In 2000, there were 37 workers who commuted into the municipality and 137 workers who commuted away. The municipality is a net exporter of workers, with about 3.7 workers leaving the municipality for every one entering. About 10.8% of the workforce coming into Vuiteboeuf are coming from outside Switzerland. Of the working population, 12.2% used public transportation to get to work, and 56.1% used a private car.

==Transport==
The meter gauge electric Yverdon–Ste-Croix railway line links Vuiteboeuf with Yverdon-les-Bains and Sainte-Croix.

==Religion==
From the 2000 census, 122 or 29.3% were Roman Catholic, while 222 or 53.2% belonged to the Swiss Reformed Church. Of the rest of the population, there was 1 member of an Orthodox church, and there were 3 individuals (or about 0.72% of the population) who belonged to another Christian church. There were 12 (or about 2.88% of the population) who were Islamic. There were 3 individuals who were Hindu. 53 (or about 12.71% of the population) belonged to no church, are agnostic or atheist, and 2 individuals (or about 0.48% of the population) did not answer the question.

==Education==
In Vuiteboeuf about 138 or (33.1%) of the population have completed non-mandatory upper secondary education, and 41 or (9.8%) have completed additional higher education (either university or a Fachhochschule). Of the 41 who completed tertiary schooling, 48.8% were Swiss men, 31.7% were Swiss women, 14.6% were non-Swiss men.
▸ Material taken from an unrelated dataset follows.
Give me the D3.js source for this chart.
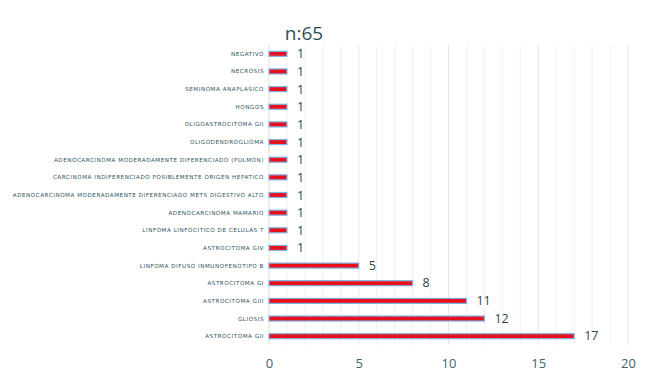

In the 2009/2010 school year there were a total of 81 students in the Vuiteboeuf school district. In the Vaud cantonal school system, two years of non-obligatory pre-school are provided by the political districts. During the school year, the political district provided pre-school care for a total of 578 children of which 359 children (62.1%) received subsidized pre-school care. The canton's primary school program requires students to attend for four years. There were 47 students in the municipal primary school program. The obligatory lower secondary school program lasts for six years and there were 34 students in those schools.

As of 2000, there were 33 students in Vuiteboeuf who came from another municipality, while 59 residents attended schools outside the municipality.